• **Exercise objective**
Please transcribe the data that follows without the pictures, keeping every word the same.

• **Supplied data**
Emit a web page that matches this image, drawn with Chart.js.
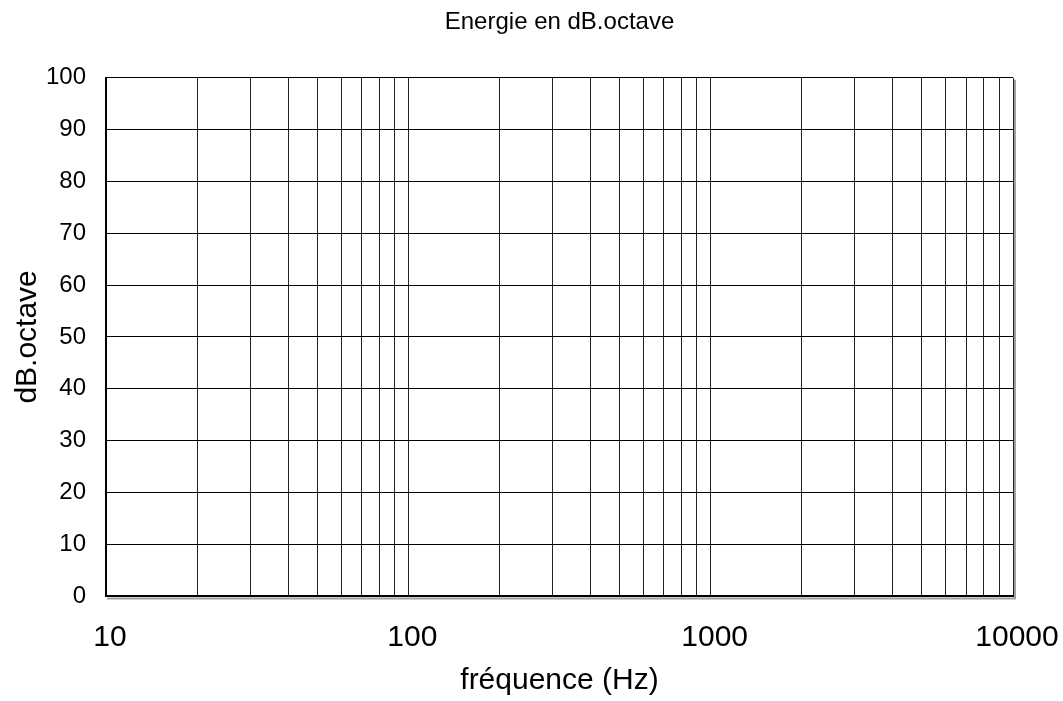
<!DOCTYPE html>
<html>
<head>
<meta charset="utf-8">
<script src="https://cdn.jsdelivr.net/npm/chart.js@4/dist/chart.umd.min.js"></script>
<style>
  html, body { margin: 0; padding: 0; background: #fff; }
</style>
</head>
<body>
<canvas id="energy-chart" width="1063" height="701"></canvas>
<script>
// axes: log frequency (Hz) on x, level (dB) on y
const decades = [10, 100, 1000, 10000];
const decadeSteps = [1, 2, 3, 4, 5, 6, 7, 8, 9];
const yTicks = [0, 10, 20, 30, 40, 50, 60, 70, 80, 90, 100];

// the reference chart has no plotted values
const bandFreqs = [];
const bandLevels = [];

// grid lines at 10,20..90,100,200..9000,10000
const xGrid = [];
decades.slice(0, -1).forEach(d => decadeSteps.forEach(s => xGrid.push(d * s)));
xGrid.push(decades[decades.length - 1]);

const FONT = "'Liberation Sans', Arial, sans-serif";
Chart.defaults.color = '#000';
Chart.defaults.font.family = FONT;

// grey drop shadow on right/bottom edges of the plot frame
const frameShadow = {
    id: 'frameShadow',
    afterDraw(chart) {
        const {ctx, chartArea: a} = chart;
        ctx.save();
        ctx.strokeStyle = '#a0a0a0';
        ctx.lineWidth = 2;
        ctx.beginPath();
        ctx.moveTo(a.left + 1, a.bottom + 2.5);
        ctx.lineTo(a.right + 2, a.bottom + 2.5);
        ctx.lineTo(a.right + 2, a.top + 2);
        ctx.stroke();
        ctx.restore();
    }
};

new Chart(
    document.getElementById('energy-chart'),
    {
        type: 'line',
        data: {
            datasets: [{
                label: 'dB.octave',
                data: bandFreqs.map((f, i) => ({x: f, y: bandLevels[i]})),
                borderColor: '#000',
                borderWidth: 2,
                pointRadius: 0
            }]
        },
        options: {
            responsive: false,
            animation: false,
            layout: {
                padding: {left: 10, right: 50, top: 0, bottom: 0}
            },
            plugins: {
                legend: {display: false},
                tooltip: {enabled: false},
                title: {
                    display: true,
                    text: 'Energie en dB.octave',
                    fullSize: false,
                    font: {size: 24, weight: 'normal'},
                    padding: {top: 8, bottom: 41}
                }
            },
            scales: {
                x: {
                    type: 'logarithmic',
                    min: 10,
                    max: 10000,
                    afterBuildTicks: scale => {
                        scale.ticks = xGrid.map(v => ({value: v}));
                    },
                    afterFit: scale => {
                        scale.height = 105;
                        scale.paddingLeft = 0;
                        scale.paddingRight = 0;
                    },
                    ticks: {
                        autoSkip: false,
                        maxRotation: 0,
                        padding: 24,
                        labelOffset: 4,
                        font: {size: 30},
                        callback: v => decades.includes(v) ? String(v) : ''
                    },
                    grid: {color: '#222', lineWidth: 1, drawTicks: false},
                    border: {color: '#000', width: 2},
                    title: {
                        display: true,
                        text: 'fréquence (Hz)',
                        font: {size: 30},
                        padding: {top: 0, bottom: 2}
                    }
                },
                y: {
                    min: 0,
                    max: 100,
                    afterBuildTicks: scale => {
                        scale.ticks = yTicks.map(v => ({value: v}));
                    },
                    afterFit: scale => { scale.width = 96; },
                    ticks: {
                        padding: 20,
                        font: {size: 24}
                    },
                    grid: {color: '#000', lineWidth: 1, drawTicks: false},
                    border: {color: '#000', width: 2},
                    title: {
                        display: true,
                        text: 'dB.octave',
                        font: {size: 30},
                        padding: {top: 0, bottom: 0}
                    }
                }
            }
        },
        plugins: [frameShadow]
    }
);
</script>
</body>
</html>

• **Answer to the task**
Emit a web page that matches this image, drawn with Chart.js.
<!DOCTYPE html>
<html>
<head>
<meta charset="utf-8">
<script src="https://cdn.jsdelivr.net/npm/chart.js@4/dist/chart.umd.min.js"></script>
<style>
  html, body { margin: 0; padding: 0; background: #fff; }
</style>
</head>
<body>
<canvas id="energy-chart" width="1063" height="701"></canvas>
<script>
// axes: log frequency (Hz) on x, level (dB) on y
const decades = [10, 100, 1000, 10000];
const decadeSteps = [1, 2, 3, 4, 5, 6, 7, 8, 9];
const yTicks = [0, 10, 20, 30, 40, 50, 60, 70, 80, 90, 100];

// the reference chart has no plotted values
const bandFreqs = [];
const bandLevels = [];

// grid lines at 10,20..90,100,200..9000,10000
const xGrid = [];
decades.slice(0, -1).forEach(d => decadeSteps.forEach(s => xGrid.push(d * s)));
xGrid.push(decades[decades.length - 1]);

const FONT = "'Liberation Sans', Arial, sans-serif";
Chart.defaults.color = '#000';
Chart.defaults.font.family = FONT;

// grey drop shadow on right/bottom edges of the plot frame
const frameShadow = {
    id: 'frameShadow',
    afterDraw(chart) {
        const {ctx, chartArea: a} = chart;
        ctx.save();
        ctx.strokeStyle = '#a0a0a0';
        ctx.lineWidth = 2;
        ctx.beginPath();
        ctx.moveTo(a.left + 1, a.bottom + 2.5);
        ctx.lineTo(a.right + 2, a.bottom + 2.5);
        ctx.lineTo(a.right + 2, a.top + 2);
        ctx.stroke();
        ctx.restore();
    }
};

new Chart(
    document.getElementById('energy-chart'),
    {
        type: 'line',
        data: {
            datasets: [{
                label: 'dB.octave',
                data: bandFreqs.map((f, i) => ({x: f, y: bandLevels[i]})),
                borderColor: '#000',
                borderWidth: 2,
                pointRadius: 0
            }]
        },
        options: {
            responsive: false,
            animation: false,
            layout: {
                padding: {left: 10, right: 50, top: 0, bottom: 0}
            },
            plugins: {
                legend: {display: false},
                tooltip: {enabled: false},
                title: {
                    display: true,
                    text: 'Energie en dB.octave',
                    fullSize: false,
                    font: {size: 24, weight: 'normal'},
                    padding: {top: 8, bottom: 41}
                }
            },
            scales: {
                x: {
                    type: 'logarithmic',
                    min: 10,
                    max: 10000,
                    afterBuildTicks: scale => {
                        scale.ticks = xGrid.map(v => ({value: v}));
                    },
                    afterFit: scale => {
                        scale.height = 105;
                        scale.paddingLeft = 0;
                        scale.paddingRight = 0;
                    },
                    ticks: {
                        autoSkip: false,
                        maxRotation: 0,
                        padding: 24,
                        labelOffset: 4,
                        font: {size: 30},
                        callback: v => decades.includes(v) ? String(v) : ''
                    },
                    grid: {color: '#222', lineWidth: 1, drawTicks: false},
                    border: {color: '#000', width: 2},
                    title: {
                        display: true,
                        text: 'fréquence (Hz)',
                        font: {size: 30},
                        padding: {top: 0, bottom: 2}
                    }
                },
                y: {
                    min: 0,
                    max: 100,
                    afterBuildTicks: scale => {
                        scale.ticks = yTicks.map(v => ({value: v}));
                    },
                    afterFit: scale => { scale.width = 96; },
                    ticks: {
                        padding: 20,
                        font: {size: 24}
                    },
                    grid: {color: '#000', lineWidth: 1, drawTicks: false},
                    border: {color: '#000', width: 2},
                    title: {
                        display: true,
                        text: 'dB.octave',
                        font: {size: 30},
                        padding: {top: 0, bottom: 0}
                    }
                }
            }
        },
        plugins: [frameShadow]
    }
);
</script>
</body>
</html>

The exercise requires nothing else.